If the app really needed that data it would have called fsync a while ago -- so just halt. Applications are going to have to be able to handle coming back after a kernel panic or a kicked-out power cord anyway.

Now what about shutdown?

Posted Sep 26, 2008 2:24 UTC (Fri) by njs (subscriber, #40338) [Link] (2 responses)

Uh... so if I hit "save" while using my app, that app should always fsync before returning? That sounds awful. (I guess the alternative is that we just throw away the files that users thought they had saved, but that seems suboptimal.)

IIRC emacs (used to?) do this by default, and until I disabled that it was unusable on a laptop, because hitting C-x C-s blocked everything for a few seconds waiting for the drive to spin up. ELISP SMASH

When is "save" really "maybe save"?

Posted Sep 26, 2008 15:05 UTC (Fri) by dmarti (subscriber, #11625) [Link] (1 responses)

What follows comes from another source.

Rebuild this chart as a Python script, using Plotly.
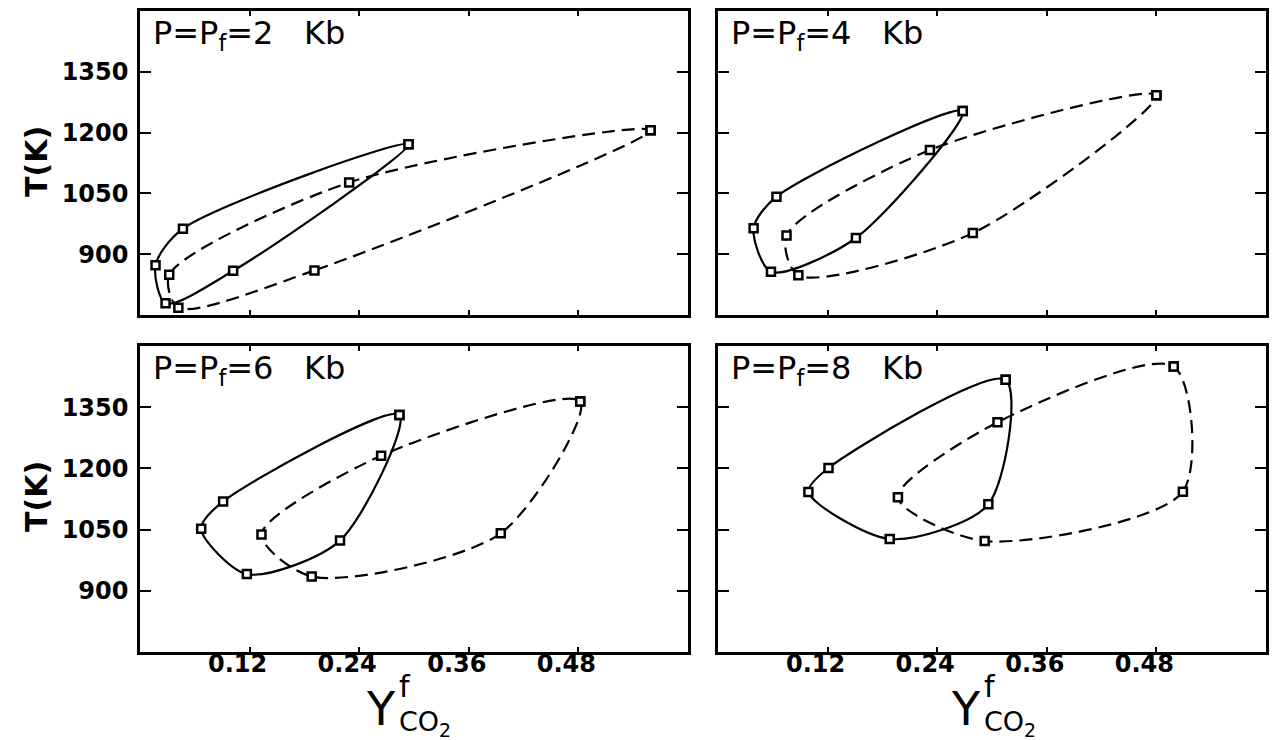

Applications could be smart about this. The answer might be something like: fsync on save if 100 user actions or 10s of CPU time have been spent on the file since the last save. Or fsync on save if the file has gone from a broken state (invalid HTML, spelling errors, audio that clips, program that won't compile) to a fixed state.

(And you could always do the fsync in a separate thread or process, so the app is responsive again.)

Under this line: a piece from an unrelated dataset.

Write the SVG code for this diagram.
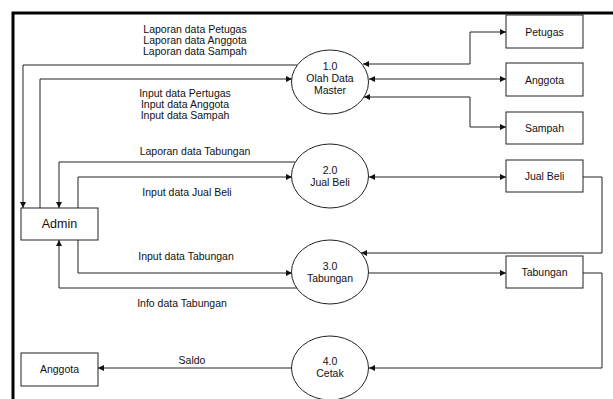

When is "save" really "maybe save"?

Posted Sep 26, 2008 21:43 UTC (Fri) by njs (subscriber, #40338) [Link]

fsync doesn't mean "hey kernel actually write this to disk", it means "write this to disk *now*" (and in practice, "write everything to disk *now*", because our filesystems are not that great). If you're running it async, then you get exactly the same semantics as a plain write. The kernel already guarantees that stuff will be written to disk within n seconds, with n a tweakable parameter that's important for power saving. I guess I just don't see the advantages of moving that to a million per-app settings, all using an inappropriate interface.

If the goal is to reach a point where we can throw away a lot of data instead of flushing it to disk at shutdown, then this approach is making a classic mistake: it's trying to mark everything that *does* need to go to disk, and hoping that eventually everything will be marked and we'll be able to flip the switch and throw everything else away. The better approach is to mark stuff that isn't important, like some fcntl to request "power-loss semantics" for writes to some file; then you could get some win immediately, and expand it incrementally over time.

I doubt this is easy or important enough to actually get the coordinated effort needed to implement it, but that's how I'd do it...

Now what about shutdown?

Posted Sep 23, 2008 17:09 UTC (Tue) by s0f4r (guest, #52284) [Link]

So far we've seen large jitter in shutdown times - varying from 3 to well over 10 seconds. Shutdown is a really hard case for optimization as we have no idea what threads are going to be woken up and perform work when we killall9, and thus it's extremely unpredictable.

We so try to send a sync() as early as we possibly can to the system to remove some of this load, which seem to help.